Q: How has becoming a mom impacted the work that you do to educate children and teens about media issues?
A: Now that I’m a mom, my awareness of sexualized messages in the media has become so acute I’d say it’s akin to a super power. As a mother I can now see, first hand, how easy it is to shape a child’s idea of herself and her world. I’ve witnessed children not behaving like children – instead acting the way characters do on TV shows or as celebrities their older siblings follow. It’s heart breaking to see a child’s idea of themselves replaced with some pre-packaged, commercialized version.
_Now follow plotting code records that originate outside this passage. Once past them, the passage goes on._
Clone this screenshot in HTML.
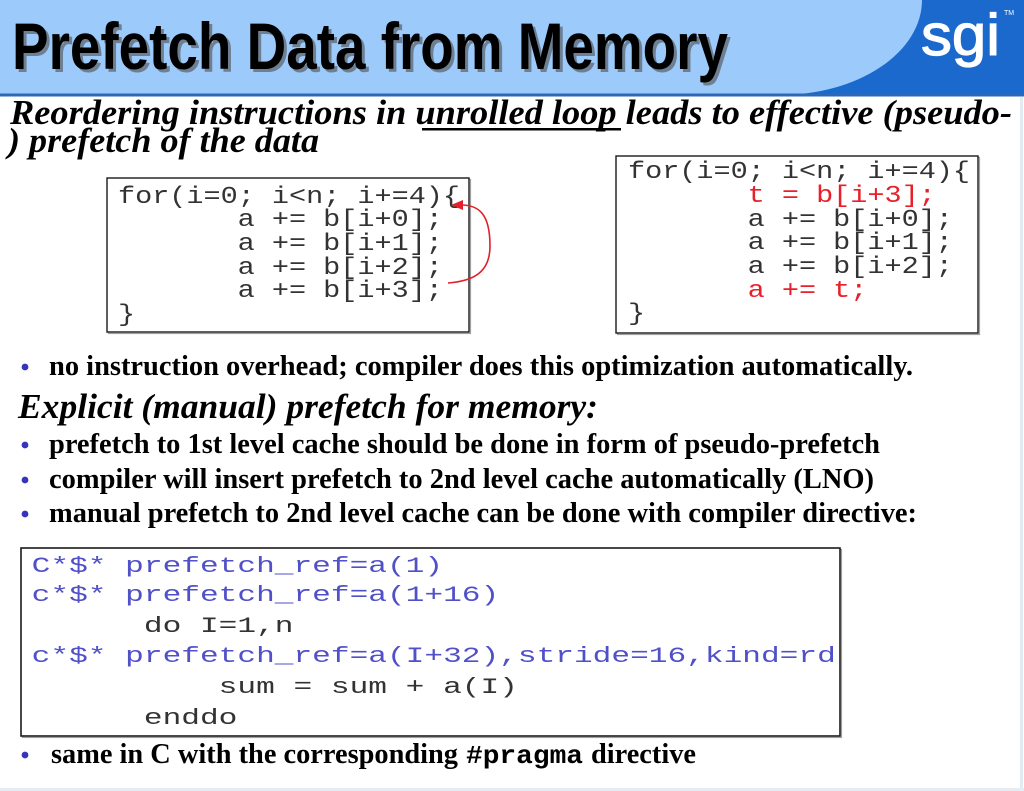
<!DOCTYPE html>
<html>
<head>
<meta charset="utf-8">
<style>
  html, body { margin:0; padding:0; background:#fff; }
  body { width:1024px; height:791px; overflow:hidden; }
  svg { display:block; }
  .mono { font-family: "Liberation Mono", "DejaVu Sans Mono", monospace; }
  .serif { font-family: "Liberation Serif", "DejaVu Serif", serif; }
  .sans { font-family: "Liberation Sans", "DejaVu Sans", sans-serif; }
</style>
</head>
<body>
<svg width="1024" height="791" viewBox="0 0 1024 791" xmlns="http://www.w3.org/2000/svg">
  <rect x="0" y="0" width="1024" height="791" fill="#ffffff"/>

  <!-- Title bar -->
  <rect x="0" y="0" width="1024" height="95" fill="#9ccafa"/>
  <path d="M922,0 A142,95 0 0 1 780,95 L1024,95 L1024,0 Z" fill="#1c69cd"/>
  <rect x="0" y="93.5" width="1024" height="3" fill="#2c68b4"/>

  <!-- Title text with shadow -->
  <text class="sans" x="15" y="72" font-size="66" font-weight="bold" fill="#6e7f92" textLength="716" lengthAdjust="spacingAndGlyphs">Prefetch Data from Memory</text>
  <text class="sans" x="12" y="69" font-size="66" font-weight="bold" fill="#000" textLength="716" lengthAdjust="spacingAndGlyphs">Prefetch Data from Memory</text>

  <!-- sgi logo -->
  <text class="sans" x="921" y="55" font-size="58" fill="#ffffff" stroke="#ffffff" stroke-width="1.2" textLength="79" lengthAdjust="spacingAndGlyphs">sgi</text>
  <text class="sans" x="1004" y="15" font-size="7" fill="#ffffff">TM</text>

  <!-- Subtitle -->
  <text class="serif" x="10" y="124" font-size="35" font-weight="bold" font-style="italic" fill="#000" textLength="1002" lengthAdjust="spacingAndGlyphs">Reordering instructions in unrolled loop leads to effective (pseudo-</text>
  <rect x="422" y="128" width="199" height="2.5" fill="#000"/>
  <text class="serif" x="8" y="152" font-size="35" font-weight="bold" font-style="italic" fill="#000" textLength="311" lengthAdjust="spacingAndGlyphs">) prefetch of the data</text>

  <!-- Code box 1 -->
  <rect x="108.5" y="179.5" width="362" height="154" fill="none" stroke="#a0a0a0" stroke-width="1.2"/>
  <rect x="107" y="178" width="362" height="154" fill="#ffffff" stroke="#1a1a1a" stroke-width="1.4"/>
  <g class="mono" font-size="24" fill="#333">
    <text x="118" y="203" textLength="342" lengthAdjust="spacingAndGlyphs">for(i=0; i&lt;n; i+=4){</text>
    <text x="237.7" y="226" textLength="205.2" lengthAdjust="spacingAndGlyphs">a += b[i+0];</text>
    <text x="237.7" y="250" textLength="205.2" lengthAdjust="spacingAndGlyphs">a += b[i+1];</text>
    <text x="237.7" y="274" textLength="205.2" lengthAdjust="spacingAndGlyphs">a += b[i+2];</text>
    <text x="237.7" y="297" textLength="205.2" lengthAdjust="spacingAndGlyphs">a += b[i+3];</text>
    <text x="118" y="321" textLength="17.1" lengthAdjust="spacingAndGlyphs">}</text>
  </g>
  <!-- red arrow -->
  <path d="M448,283 C474,281 490,272 490,246 C490,214 479,205 461,205" fill="none" stroke="#e0202a" stroke-width="1.6"/>
  <polygon points="451,205 463,200 463,210" fill="#e0202a"/>

  <!-- Code box 2 -->
  <rect x="617.5" y="157.5" width="362" height="177" fill="none" stroke="#a0a0a0" stroke-width="1.2"/>
  <rect x="616" y="156" width="362" height="177" fill="#ffffff" stroke="#1a1a1a" stroke-width="1.4"/>
  <g class="mono" font-size="24" fill="#333">
    <text x="628" y="178" textLength="342" lengthAdjust="spacingAndGlyphs">for(i=0; i&lt;n; i+=4){</text>
    <text x="747.7" y="202" textLength="188.1" lengthAdjust="spacingAndGlyphs" fill="#e8202a">t = b[i+3];</text>
    <text x="747.7" y="226" textLength="205.2" lengthAdjust="spacingAndGlyphs">a += b[i+0];</text>
    <text x="747.7" y="249" textLength="205.2" lengthAdjust="spacingAndGlyphs">a += b[i+1];</text>
    <text x="747.7" y="273" textLength="205.2" lengthAdjust="spacingAndGlyphs">a += b[i+2];</text>
    <text x="747.7" y="297" textLength="119.7" lengthAdjust="spacingAndGlyphs" fill="#e8202a">a += t;</text>
    <text x="628" y="320" textLength="17.1" lengthAdjust="spacingAndGlyphs">}</text>
  </g>

  <!-- Bullets -->
  <g fill="#3535bb">
    <circle cx="25" cy="367" r="3.4"/>
    <circle cx="25" cy="445" r="3.4"/>
    <circle cx="25" cy="480" r="3.4"/>
    <circle cx="25" cy="514" r="3.4"/>
    <circle cx="25" cy="755" r="3.4"/>
  </g>
  <g class="serif" font-size="28" font-weight="bold" fill="#000">
    <text x="49" y="375" textLength="864" lengthAdjust="spacingAndGlyphs">no instruction overhead; compiler does this optimization automatically.</text>
    <text x="49" y="453" textLength="831" lengthAdjust="spacingAndGlyphs">prefetch to 1st level cache should be done in form of pseudo-prefetch</text>
    <text x="49" y="488" textLength="825" lengthAdjust="spacingAndGlyphs">compiler will insert prefetch to 2nd level cache automatically (LNO)</text>
    <text x="49" y="522" textLength="868" lengthAdjust="spacingAndGlyphs">manual prefetch to 2nd level cache can be done with compiler directive:</text>
    <text x="51" y="763" textLength="407" lengthAdjust="spacingAndGlyphs">same in C with the corresponding</text>
    <text x="591" y="763" textLength="105" lengthAdjust="spacingAndGlyphs">directive</text>
  </g>
  <text class="mono" x="466" y="763" font-size="26" font-weight="bold" fill="#000" textLength="117" lengthAdjust="spacingAndGlyphs">#pragma</text>

  <text class="serif" x="18" y="418" font-size="35" font-weight="bold" font-style="italic" fill="#000" textLength="580" lengthAdjust="spacingAndGlyphs">Explicit (manual) prefetch for memory:</text>

  <!-- Code box 3 -->
  <rect x="22.5" y="549.5" width="819" height="188" fill="none" stroke="#a0a0a0" stroke-width="1.2"/>
  <rect x="21" y="548" width="819" height="188" fill="#ffffff" stroke="#1a1a1a" stroke-width="1.6"/>
  <g class="mono" font-size="22">
    <text x="31.7" y="572" fill="#5050c8" textLength="411.4" lengthAdjust="spacingAndGlyphs">C*$* prefetch_ref=a(1)</text>
    <text x="31.7" y="601" fill="#5050c8" textLength="467.5" lengthAdjust="spacingAndGlyphs">c*$* prefetch_ref=a(1+16)</text>
    <text x="143.9" y="632" fill="#333" textLength="149.6" lengthAdjust="spacingAndGlyphs">do I=1,n</text>
    <text x="31.7" y="662" fill="#5050c8" textLength="804.1" lengthAdjust="spacingAndGlyphs">c*$* prefetch_ref=a(I+32),stride=16,kind=rd</text>
    <text x="218.7" y="693" fill="#333" textLength="299.2" lengthAdjust="spacingAndGlyphs">sum = sum + a(I)</text>
    <text x="143.9" y="724" fill="#333" textLength="93.5" lengthAdjust="spacingAndGlyphs">enddo</text>
  </g>

  <!-- faint frame lines -->
  <rect x="1020" y="97" width="3" height="694" fill="#e2eaf2"/>
  <rect x="0" y="788" width="1024" height="3" fill="#e4ecf4"/>
</svg>
</body>
</html>
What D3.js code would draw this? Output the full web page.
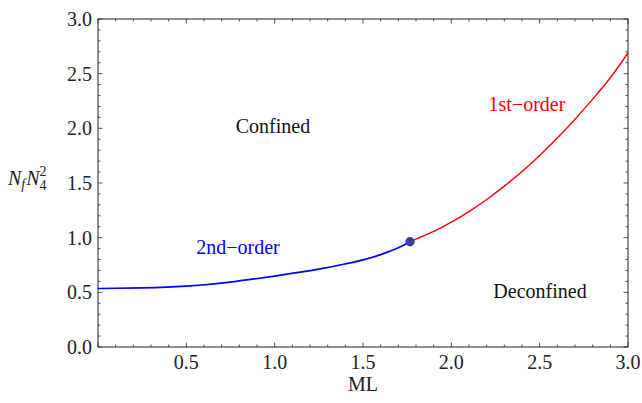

Armed with this insight I am VERY cautious when it comes to the media and my daughter’s interactions with it. Which is why I urge media literacy for younger girls and have been developing my workshops with this in mind. Media literacy is vital for our children in our media-dense lives. As a child, my generation only had about 10 hours of media a WEEK. Today the average is close to 75 hours a week. As a child, in school, we were 100% inaccessible to media for 8 hours every day. Now kids are plugged into media any hour of the day or night. They need tools to help them navigate and discern what is healthy and what is harmful to their self-worth, body image, identity, and values. A future of children who can follow THEIR hearts, uphold values and honor their own self-worth is going to take us farther than a future of kids obsessed with being thin and sexy, buying lots of stuff and having empty values.